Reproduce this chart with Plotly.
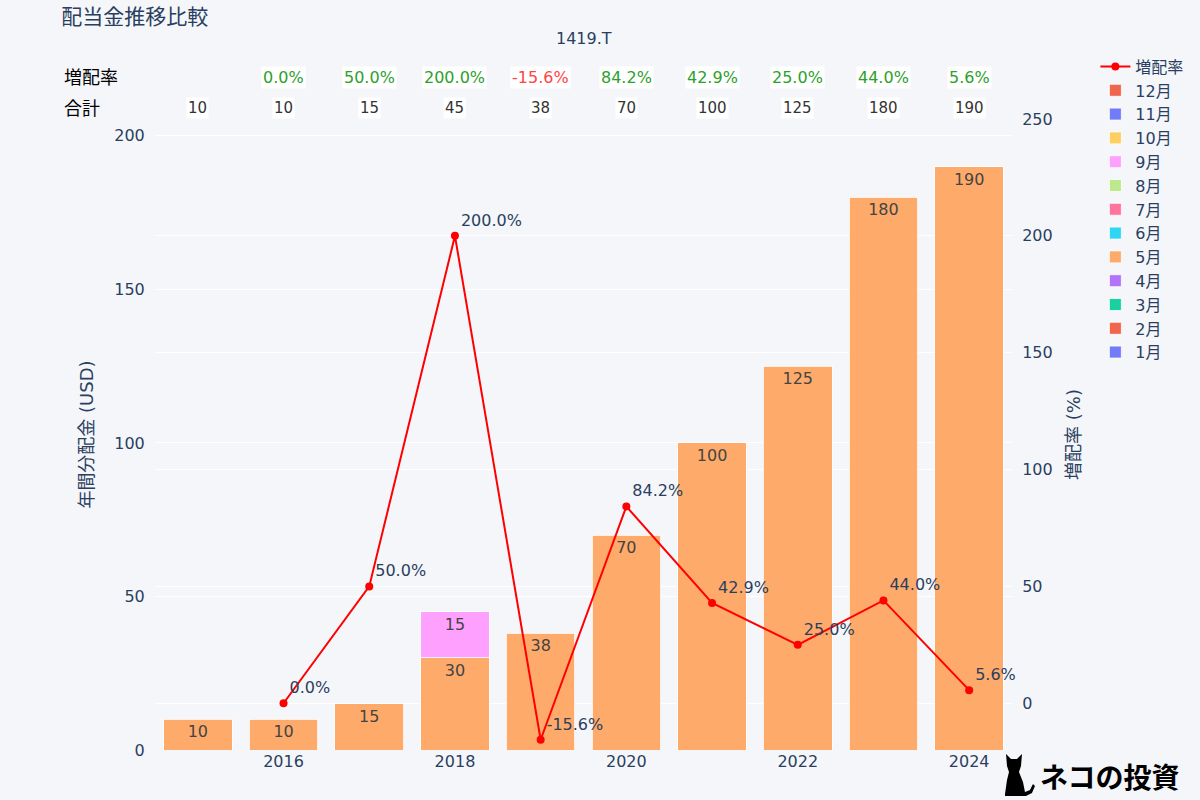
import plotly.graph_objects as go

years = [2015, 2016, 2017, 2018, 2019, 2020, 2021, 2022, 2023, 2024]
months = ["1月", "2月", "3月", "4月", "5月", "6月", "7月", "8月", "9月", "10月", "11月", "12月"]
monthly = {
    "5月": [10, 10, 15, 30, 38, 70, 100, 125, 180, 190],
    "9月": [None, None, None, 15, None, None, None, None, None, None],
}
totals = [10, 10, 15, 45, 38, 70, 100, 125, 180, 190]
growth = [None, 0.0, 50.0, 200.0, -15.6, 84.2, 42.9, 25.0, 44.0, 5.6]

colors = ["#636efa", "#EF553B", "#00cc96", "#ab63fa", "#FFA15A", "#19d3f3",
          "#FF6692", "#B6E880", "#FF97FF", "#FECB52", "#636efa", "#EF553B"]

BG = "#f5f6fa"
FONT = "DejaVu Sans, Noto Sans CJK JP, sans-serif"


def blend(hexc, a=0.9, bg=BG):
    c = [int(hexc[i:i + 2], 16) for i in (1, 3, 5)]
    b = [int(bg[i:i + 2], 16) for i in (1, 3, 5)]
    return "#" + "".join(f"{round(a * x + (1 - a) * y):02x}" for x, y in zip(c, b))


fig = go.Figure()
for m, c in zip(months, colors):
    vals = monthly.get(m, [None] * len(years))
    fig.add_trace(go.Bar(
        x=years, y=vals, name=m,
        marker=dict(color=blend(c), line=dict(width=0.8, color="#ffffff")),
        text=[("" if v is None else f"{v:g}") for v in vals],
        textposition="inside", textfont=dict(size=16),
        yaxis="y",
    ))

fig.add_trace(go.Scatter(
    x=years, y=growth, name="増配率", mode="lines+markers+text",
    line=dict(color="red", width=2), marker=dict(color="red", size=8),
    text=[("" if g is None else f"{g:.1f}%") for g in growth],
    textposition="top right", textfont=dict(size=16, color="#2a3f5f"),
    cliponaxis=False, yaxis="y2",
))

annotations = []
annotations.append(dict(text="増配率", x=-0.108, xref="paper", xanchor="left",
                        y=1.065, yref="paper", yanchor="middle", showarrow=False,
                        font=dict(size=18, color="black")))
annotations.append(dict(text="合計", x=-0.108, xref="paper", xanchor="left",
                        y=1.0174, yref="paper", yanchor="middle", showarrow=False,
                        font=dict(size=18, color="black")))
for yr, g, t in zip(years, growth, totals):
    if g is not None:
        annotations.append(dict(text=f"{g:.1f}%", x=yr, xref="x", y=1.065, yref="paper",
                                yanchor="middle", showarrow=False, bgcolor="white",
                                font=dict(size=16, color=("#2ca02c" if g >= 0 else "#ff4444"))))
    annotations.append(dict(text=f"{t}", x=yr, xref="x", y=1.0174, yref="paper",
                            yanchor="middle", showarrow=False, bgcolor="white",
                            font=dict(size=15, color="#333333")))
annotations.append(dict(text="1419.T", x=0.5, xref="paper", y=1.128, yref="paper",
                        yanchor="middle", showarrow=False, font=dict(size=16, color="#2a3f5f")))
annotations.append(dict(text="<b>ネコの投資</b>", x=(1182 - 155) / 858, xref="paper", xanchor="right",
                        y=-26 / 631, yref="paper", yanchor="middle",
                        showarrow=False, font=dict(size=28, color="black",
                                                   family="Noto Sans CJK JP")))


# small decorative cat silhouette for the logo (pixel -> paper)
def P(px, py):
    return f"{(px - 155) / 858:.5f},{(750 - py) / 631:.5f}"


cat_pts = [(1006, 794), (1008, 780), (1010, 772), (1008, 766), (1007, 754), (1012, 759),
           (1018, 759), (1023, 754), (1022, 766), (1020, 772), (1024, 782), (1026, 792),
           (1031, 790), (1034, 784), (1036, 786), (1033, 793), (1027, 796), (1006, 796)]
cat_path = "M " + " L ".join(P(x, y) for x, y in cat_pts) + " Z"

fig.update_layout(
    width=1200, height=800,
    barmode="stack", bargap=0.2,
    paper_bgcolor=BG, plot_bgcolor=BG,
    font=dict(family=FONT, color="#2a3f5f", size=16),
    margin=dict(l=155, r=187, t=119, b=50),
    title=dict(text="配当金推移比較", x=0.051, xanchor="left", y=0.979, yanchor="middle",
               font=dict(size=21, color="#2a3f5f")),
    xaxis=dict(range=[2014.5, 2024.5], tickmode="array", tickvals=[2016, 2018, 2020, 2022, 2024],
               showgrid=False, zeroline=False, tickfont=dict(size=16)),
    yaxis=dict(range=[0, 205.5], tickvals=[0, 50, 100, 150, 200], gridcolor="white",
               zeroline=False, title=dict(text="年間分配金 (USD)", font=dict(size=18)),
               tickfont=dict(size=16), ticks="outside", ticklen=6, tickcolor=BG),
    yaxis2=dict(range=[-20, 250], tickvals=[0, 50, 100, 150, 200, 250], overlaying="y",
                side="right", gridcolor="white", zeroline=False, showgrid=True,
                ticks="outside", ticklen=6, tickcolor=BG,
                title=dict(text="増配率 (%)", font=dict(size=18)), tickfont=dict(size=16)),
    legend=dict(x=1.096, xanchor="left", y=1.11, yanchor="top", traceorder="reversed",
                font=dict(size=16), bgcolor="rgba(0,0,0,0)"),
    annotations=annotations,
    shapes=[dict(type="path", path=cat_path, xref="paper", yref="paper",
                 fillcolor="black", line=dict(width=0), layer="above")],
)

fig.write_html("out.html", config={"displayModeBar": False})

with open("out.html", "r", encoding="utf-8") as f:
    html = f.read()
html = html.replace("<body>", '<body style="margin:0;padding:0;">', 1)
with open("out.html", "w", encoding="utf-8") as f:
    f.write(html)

※ ※ ※

Prompt ->
Return the whole listing, word for word, and leave out every picture.

Output below ->
Reproduce this chart with Plotly.
import plotly.graph_objects as go

years = [2015, 2016, 2017, 2018, 2019, 2020, 2021, 2022, 2023, 2024]
months = ["1月", "2月", "3月", "4月", "5月", "6月", "7月", "8月", "9月", "10月", "11月", "12月"]
monthly = {
    "5月": [10, 10, 15, 30, 38, 70, 100, 125, 180, 190],
    "9月": [None, None, None, 15, None, None, None, None, None, None],
}
totals = [10, 10, 15, 45, 38, 70, 100, 125, 180, 190]
growth = [None, 0.0, 50.0, 200.0, -15.6, 84.2, 42.9, 25.0, 44.0, 5.6]

colors = ["#636efa", "#EF553B", "#00cc96", "#ab63fa", "#FFA15A", "#19d3f3",
          "#FF6692", "#B6E880", "#FF97FF", "#FECB52", "#636efa", "#EF553B"]

BG = "#f5f6fa"
FONT = "DejaVu Sans, Noto Sans CJK JP, sans-serif"


def blend(hexc, a=0.9, bg=BG):
    c = [int(hexc[i:i + 2], 16) for i in (1, 3, 5)]
    b = [int(bg[i:i + 2], 16) for i in (1, 3, 5)]
    return "#" + "".join(f"{round(a * x + (1 - a) * y):02x}" for x, y in zip(c, b))


fig = go.Figure()
for m, c in zip(months, colors):
    vals = monthly.get(m, [None] * len(years))
    fig.add_trace(go.Bar(
        x=years, y=vals, name=m,
        marker=dict(color=blend(c), line=dict(width=0.8, color="#ffffff")),
        text=[("" if v is None else f"{v:g}") for v in vals],
        textposition="inside", textfont=dict(size=16),
        yaxis="y",
    ))

fig.add_trace(go.Scatter(
    x=years, y=growth, name="増配率", mode="lines+markers+text",
    line=dict(color="red", width=2), marker=dict(color="red", size=8),
    text=[("" if g is None else f"{g:.1f}%") for g in growth],
    textposition="top right", textfont=dict(size=16, color="#2a3f5f"),
    cliponaxis=False, yaxis="y2",
))

annotations = []
annotations.append(dict(text="増配率", x=-0.108, xref="paper", xanchor="left",
                        y=1.065, yref="paper", yanchor="middle", showarrow=False,
                        font=dict(size=18, color="black")))
annotations.append(dict(text="合計", x=-0.108, xref="paper", xanchor="left",
                        y=1.0174, yref="paper", yanchor="middle", showarrow=False,
                        font=dict(size=18, color="black")))
for yr, g, t in zip(years, growth, totals):
    if g is not None:
        annotations.append(dict(text=f"{g:.1f}%", x=yr, xref="x", y=1.065, yref="paper",
                                yanchor="middle", showarrow=False, bgcolor="white",
                                font=dict(size=16, color=("#2ca02c" if g >= 0 else "#ff4444"))))
    annotations.append(dict(text=f"{t}", x=yr, xref="x", y=1.0174, yref="paper",
                            yanchor="middle", showarrow=False, bgcolor="white",
                            font=dict(size=15, color="#333333")))
annotations.append(dict(text="1419.T", x=0.5, xref="paper", y=1.128, yref="paper",
                        yanchor="middle", showarrow=False, font=dict(size=16, color="#2a3f5f")))
annotations.append(dict(text="<b>ネコの投資</b>", x=(1182 - 155) / 858, xref="paper", xanchor="right",
                        y=-26 / 631, yref="paper", yanchor="middle",
                        showarrow=False, font=dict(size=28, color="black",
                                                   family="Noto Sans CJK JP")))


# small decorative cat silhouette for the logo (pixel -> paper)
def P(px, py):
    return f"{(px - 155) / 858:.5f},{(750 - py) / 631:.5f}"


cat_pts = [(1006, 794), (1008, 780), (1010, 772), (1008, 766), (1007, 754), (1012, 759),
           (1018, 759), (1023, 754), (1022, 766), (1020, 772), (1024, 782), (1026, 792),
           (1031, 790), (1034, 784), (1036, 786), (1033, 793), (1027, 796), (1006, 796)]
cat_path = "M " + " L ".join(P(x, y) for x, y in cat_pts) + " Z"

fig.update_layout(
    width=1200, height=800,
    barmode="stack", bargap=0.2,
    paper_bgcolor=BG, plot_bgcolor=BG,
    font=dict(family=FONT, color="#2a3f5f", size=16),
    margin=dict(l=155, r=187, t=119, b=50),
    title=dict(text="配当金推移比較", x=0.051, xanchor="left", y=0.979, yanchor="middle",
               font=dict(size=21, color="#2a3f5f")),
    xaxis=dict(range=[2014.5, 2024.5], tickmode="array", tickvals=[2016, 2018, 2020, 2022, 2024],
               showgrid=False, zeroline=False, tickfont=dict(size=16)),
    yaxis=dict(range=[0, 205.5], tickvals=[0, 50, 100, 150, 200], gridcolor="white",
               zeroline=False, title=dict(text="年間分配金 (USD)", font=dict(size=18)),
               tickfont=dict(size=16), ticks="outside", ticklen=6, tickcolor=BG),
    yaxis2=dict(range=[-20, 250], tickvals=[0, 50, 100, 150, 200, 250], overlaying="y",
                side="right", gridcolor="white", zeroline=False, showgrid=True,
                ticks="outside", ticklen=6, tickcolor=BG,
                title=dict(text="増配率 (%)", font=dict(size=18)), tickfont=dict(size=16)),
    legend=dict(x=1.096, xanchor="left", y=1.11, yanchor="top", traceorder="reversed",
                font=dict(size=16), bgcolor="rgba(0,0,0,0)"),
    annotations=annotations,
    shapes=[dict(type="path", path=cat_path, xref="paper", yref="paper",
                 fillcolor="black", line=dict(width=0), layer="above")],
)

fig.write_html("out.html", config={"displayModeBar": False})

with open("out.html", "r", encoding="utf-8") as f:
    html = f.read()
html = html.replace("<body>", '<body style="margin:0;padding:0;">', 1)
with open("out.html", "w", encoding="utf-8") as f:
    f.write(html)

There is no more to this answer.